I know Paula's disgruntled about working with boys, but that doesn't mean she has to take pop-shots at the rest of us. I came in bearing gifts of chocolate and platitudes, I swear! She's frustrated. I get it, but so am I. I have a side too, as does every other man who missed the cookie cutter gene.
You know what we hate? We hate:
Women who don't want to stay home and be a housewife, but complain about having to go to work. Women who can't handle money. Women who can't take time to understand that men have a grown child gene, but don't have the natural child rearing gene. It's a learned thing. Work with us, and a real man will try. I swear he will, but don't just bitch because we can't wrap a diaper like a tortilla before baby kickboxer decides it's time to shower the world with love. We hate women who hate us for not having friends, when we've dedicated our lives to making the woman happy; while the other friends in our lives fell away, we kept our focus on who was important.

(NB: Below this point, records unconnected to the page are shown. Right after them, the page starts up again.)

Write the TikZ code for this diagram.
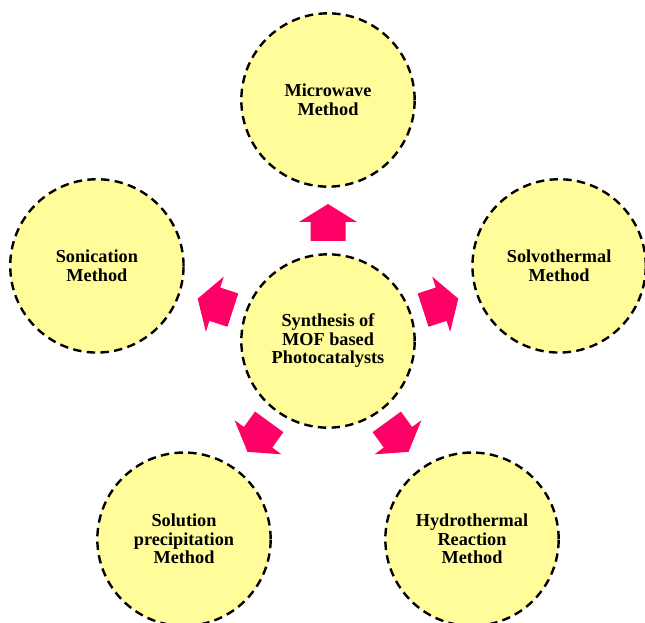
\documentclass[tikz,border=0pt]{standalone}
\usepackage{fontspec}
\setmainfont{Liberation Serif}
\definecolor{circfill}{HTML}{FFFC99}
\definecolor{arrowpink}{HTML}{FF0066}
\tikzset{
  method/.style={circle, draw=black, fill=circfill, line width=1.8pt,
    dash pattern=on 6.3pt off 4pt, minimum size=130pt, inner sep=0pt,
    align=center, font=\bfseries\fontsize{13.7}{13.9}\selectfont},
  blockarrow/.style={fill=arrowpink, draw=none}
}
\begin{document}
\begin{tikzpicture}[x=0.75pt, y=0.75pt]
\useasboundingbox (-328,-282) rectangle (317,341);
\clip (-328,-282) rectangle (317,341);
\node[method] (center) at (0,0) {Synthesis of\\MOF based\\Photocatalysts};
\node[method] (micro) at (90:241) {Microwave\\Method};
\node[method] (soni) at (162:243) {Sonication\\Method};
\node[method] (solvo) at (18:243) {Solvothermal\\Method};
\node[method] (solu) at (234:245) {Solution\\precipitation\\Method};
\node[method] (hydro) at (306:245) {Hydrothermal\\Reaction\\Method};
\foreach \ang in {90,162,18,234,306}{
  \begin{scope}[rotate=\ang]
    \fill[blockarrow] (100,-17.5) -- (119,-17.5) -- (119,-29) -- (137,0)
      -- (119,29) -- (119,17.5) -- (100,17.5) -- cycle;
  \end{scope}
}
\end{tikzpicture}
\end{document}
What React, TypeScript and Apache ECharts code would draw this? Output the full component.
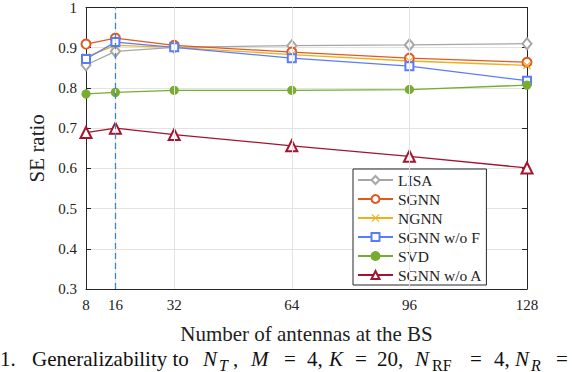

We hate men who can't respect women too, but we also hate women who have no compassion for men. We hate anybody who has nothing interesting to say. We hate women who complain about how we tip. We hate women who hate the way we drive, and make gasping noises in the passenger seat while pumping an imaginary break, clinging to the "oh shit!" bar, but refuse to drive themselves. "No, it's ok, you drive just fine--WATCH OUT!" We hate women who won't help or teach us to unhook garters. We love that you wear them, but since we don't wear them ourselves they might as well be Ikea furniture, cuz we haven't got a clue. We hate women who "don't care" what wine we get, but roll their eyes when we chose the wrong one, when even the waiter has the courtesy to coach us through the "sample" process. What's more, I hate women who don't laugh at my jokes!

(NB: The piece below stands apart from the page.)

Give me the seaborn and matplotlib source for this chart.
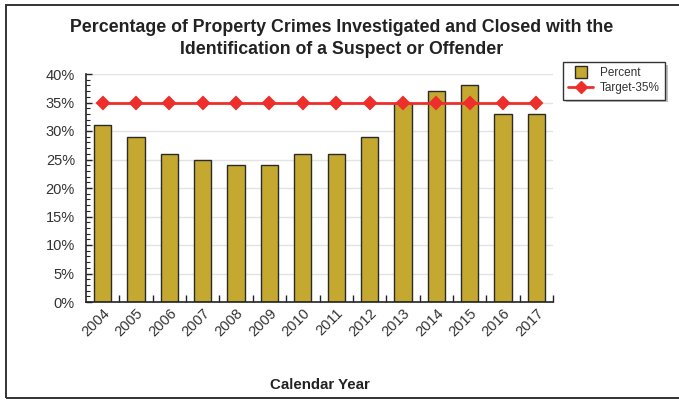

There I've said it! Do I feel better? No, not at all. It didn't fill that void waiting for a women who understands me. I don't think Paula felt better either, but I can't speak for her, I'm not a woman. The problem is we approach this thing like an offensive. If both sides took time away from drawing up lists of things they hate, and shared the things they loved with the person across the table, the hate list would gradually disappear. Everything about sex, love, and marriage comes down to communication.
"uhm…no, not there…"
If we share our expectations, the right partner will ignite them. The wrong partner will light up like a flare. If you're expecting a psychic, you'll get the con artist every time.
So if I agree with Paula, why am I taking so much time and space to argue with her? Because, that's how the genders cross communicate.